By: Atty. Henson M. Montalvo
Every local government unit (LGU) is authorized and empowered by the Constitution and Republic Act No. 7160, otherwise known as the ”1991 Local Government Code (LGC)”, as amended, to levy taxes, fees, and other charges. Nonetheless, this power is not limitless or boundless but rather subject to the limitations as provided under the LGC and to such guidelines and limitations as Congress may provide.
Section 252 of the LGC categorically provides that no protest shall be entertained unless the taxpayer first pays the tax. This “payment under protest” provision is applicable in protesting a real property tax (RPT) assessment. A circumspect reading of the LGC clearly sets forth that such administrative remedy is available to a taxpayer or a real property owner who is not satisfied with the assessment or reasonableness of the RPT sought to be collected.

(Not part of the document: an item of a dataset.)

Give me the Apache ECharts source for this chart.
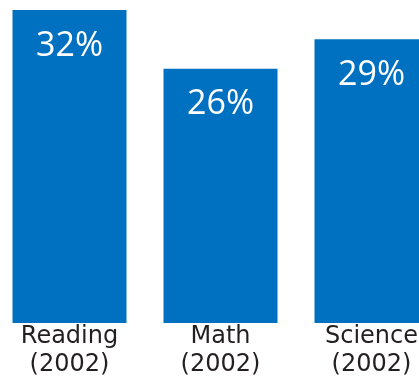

However, nowhere in the LGC can we find such requirement insofar as the local business tax assessment is concerned. Section 195 of the LGC provides for the remedies of protest and appeals in case of local business tax assessments. This brings us now to this point of inquiry which baffles taxpayers: “Can an LGU validly extend, through its local revenue code, the requirement of payment under protest in local business tax assessment?”
In a recent case (Rock Steel Resources, Inc. v. City of Davao, CTA Case AC No. 139, August 11, 2016) wherein Section 423 of the Revised Revenue Code of the City of Davao required payment under protest with respect to local business tax assessments, the tax court ruled that the LGU involved should not supply additional requirements onerous to the taxpayer concerned by requiring prior payment on protest against the latter’s local business tax assessment which is not mandated under Section 195 of the LGC. Further, the court emphatically reiterated that it is only in real property taxation that the LGC requires payment under protest.
In essence, a tax ordinance cannot extend or expand the coverage of a law (LGC), as the power to amend or repeal a statute is vested in the legislature. To impose a requirement hinged on a provision of an ordinance in contravention of the provisions of the LGC would be to countenance an arbitrary interpretation or application of a law and to inflict injustice on unassuming taxpayers.